--- EXERCISE TASK ---
The listing below begins with the first line you should copy; stop after the line containing "color='#222222', fontsize=fs)", and drop every picture.

* begin *

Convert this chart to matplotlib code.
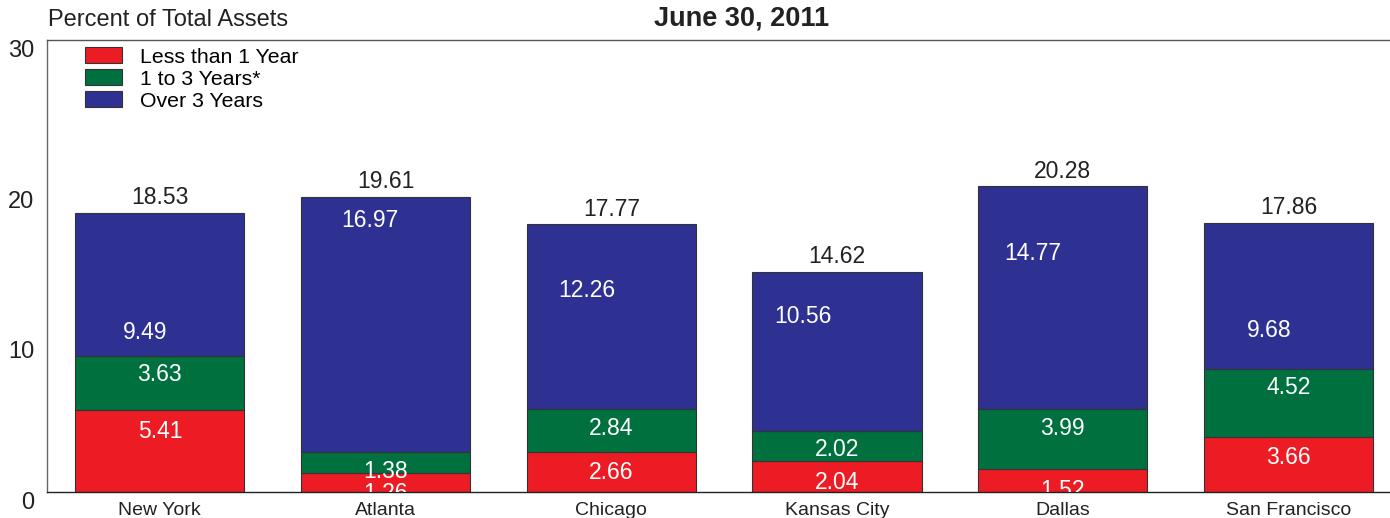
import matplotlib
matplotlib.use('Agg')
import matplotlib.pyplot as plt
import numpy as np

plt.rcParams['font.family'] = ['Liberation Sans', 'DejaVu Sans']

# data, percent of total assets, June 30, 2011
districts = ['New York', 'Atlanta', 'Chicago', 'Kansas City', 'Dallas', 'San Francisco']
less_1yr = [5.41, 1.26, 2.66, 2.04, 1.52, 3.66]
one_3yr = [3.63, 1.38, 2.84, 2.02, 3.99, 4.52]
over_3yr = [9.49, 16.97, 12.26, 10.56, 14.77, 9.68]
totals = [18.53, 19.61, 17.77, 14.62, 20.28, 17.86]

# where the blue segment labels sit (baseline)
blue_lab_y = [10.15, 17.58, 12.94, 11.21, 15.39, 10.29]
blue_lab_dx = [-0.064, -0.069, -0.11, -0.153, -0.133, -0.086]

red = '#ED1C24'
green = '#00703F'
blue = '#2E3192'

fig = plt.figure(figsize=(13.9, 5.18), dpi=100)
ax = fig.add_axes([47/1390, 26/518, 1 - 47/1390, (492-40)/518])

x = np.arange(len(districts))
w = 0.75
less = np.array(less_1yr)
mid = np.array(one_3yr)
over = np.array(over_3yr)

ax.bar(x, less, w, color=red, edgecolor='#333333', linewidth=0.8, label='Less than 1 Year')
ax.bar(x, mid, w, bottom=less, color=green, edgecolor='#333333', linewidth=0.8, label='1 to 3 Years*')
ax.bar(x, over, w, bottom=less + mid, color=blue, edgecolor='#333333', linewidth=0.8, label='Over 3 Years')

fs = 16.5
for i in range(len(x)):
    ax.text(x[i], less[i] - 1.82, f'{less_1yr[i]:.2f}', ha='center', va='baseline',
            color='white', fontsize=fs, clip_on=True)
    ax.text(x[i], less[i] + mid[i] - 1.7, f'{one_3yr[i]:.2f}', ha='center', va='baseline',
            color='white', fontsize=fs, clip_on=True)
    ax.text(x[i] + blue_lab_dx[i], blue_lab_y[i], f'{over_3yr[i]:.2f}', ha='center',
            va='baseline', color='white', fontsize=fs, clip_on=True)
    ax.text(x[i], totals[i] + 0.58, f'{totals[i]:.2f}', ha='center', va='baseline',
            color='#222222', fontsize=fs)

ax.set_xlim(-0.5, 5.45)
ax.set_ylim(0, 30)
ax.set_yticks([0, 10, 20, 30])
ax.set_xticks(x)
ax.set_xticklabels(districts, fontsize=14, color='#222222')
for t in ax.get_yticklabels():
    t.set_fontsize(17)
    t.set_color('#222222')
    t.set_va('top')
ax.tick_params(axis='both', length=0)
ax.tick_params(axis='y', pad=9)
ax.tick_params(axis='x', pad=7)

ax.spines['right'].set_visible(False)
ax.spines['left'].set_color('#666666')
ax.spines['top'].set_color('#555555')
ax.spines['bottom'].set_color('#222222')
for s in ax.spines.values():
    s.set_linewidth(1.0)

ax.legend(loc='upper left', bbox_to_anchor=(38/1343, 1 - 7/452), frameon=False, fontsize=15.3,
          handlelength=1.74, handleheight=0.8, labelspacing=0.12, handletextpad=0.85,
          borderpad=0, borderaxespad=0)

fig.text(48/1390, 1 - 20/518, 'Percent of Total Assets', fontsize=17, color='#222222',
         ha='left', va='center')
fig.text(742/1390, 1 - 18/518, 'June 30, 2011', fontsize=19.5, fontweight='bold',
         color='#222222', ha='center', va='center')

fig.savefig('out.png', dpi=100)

* end *

--- EXERCISE RESULT ---
Convert this chart to matplotlib code.
import matplotlib
matplotlib.use('Agg')
import matplotlib.pyplot as plt
import numpy as np

plt.rcParams['font.family'] = ['Liberation Sans', 'DejaVu Sans']

# data, percent of total assets, June 30, 2011
districts = ['New York', 'Atlanta', 'Chicago', 'Kansas City', 'Dallas', 'San Francisco']
less_1yr = [5.41, 1.26, 2.66, 2.04, 1.52, 3.66]
one_3yr = [3.63, 1.38, 2.84, 2.02, 3.99, 4.52]
over_3yr = [9.49, 16.97, 12.26, 10.56, 14.77, 9.68]
totals = [18.53, 19.61, 17.77, 14.62, 20.28, 17.86]

# where the blue segment labels sit (baseline)
blue_lab_y = [10.15, 17.58, 12.94, 11.21, 15.39, 10.29]
blue_lab_dx = [-0.064, -0.069, -0.11, -0.153, -0.133, -0.086]

red = '#ED1C24'
green = '#00703F'
blue = '#2E3192'

fig = plt.figure(figsize=(13.9, 5.18), dpi=100)
ax = fig.add_axes([47/1390, 26/518, 1 - 47/1390, (492-40)/518])

x = np.arange(len(districts))
w = 0.75
less = np.array(less_1yr)
mid = np.array(one_3yr)
over = np.array(over_3yr)

ax.bar(x, less, w, color=red, edgecolor='#333333', linewidth=0.8, label='Less than 1 Year')
ax.bar(x, mid, w, bottom=less, color=green, edgecolor='#333333', linewidth=0.8, label='1 to 3 Years*')
ax.bar(x, over, w, bottom=less + mid, color=blue, edgecolor='#333333', linewidth=0.8, label='Over 3 Years')

fs = 16.5
for i in range(len(x)):
    ax.text(x[i], less[i] - 1.82, f'{less_1yr[i]:.2f}', ha='center', va='baseline',
            color='white', fontsize=fs, clip_on=True)
    ax.text(x[i], less[i] + mid[i] - 1.7, f'{one_3yr[i]:.2f}', ha='center', va='baseline',
            color='white', fontsize=fs, clip_on=True)
    ax.text(x[i] + blue_lab_dx[i], blue_lab_y[i], f'{over_3yr[i]:.2f}', ha='center',
            va='baseline', color='white', fontsize=fs, clip_on=True)
    ax.text(x[i], totals[i] + 0.58, f'{totals[i]:.2f}', ha='center', va='baseline',
            color='#222222', fontsize=fs)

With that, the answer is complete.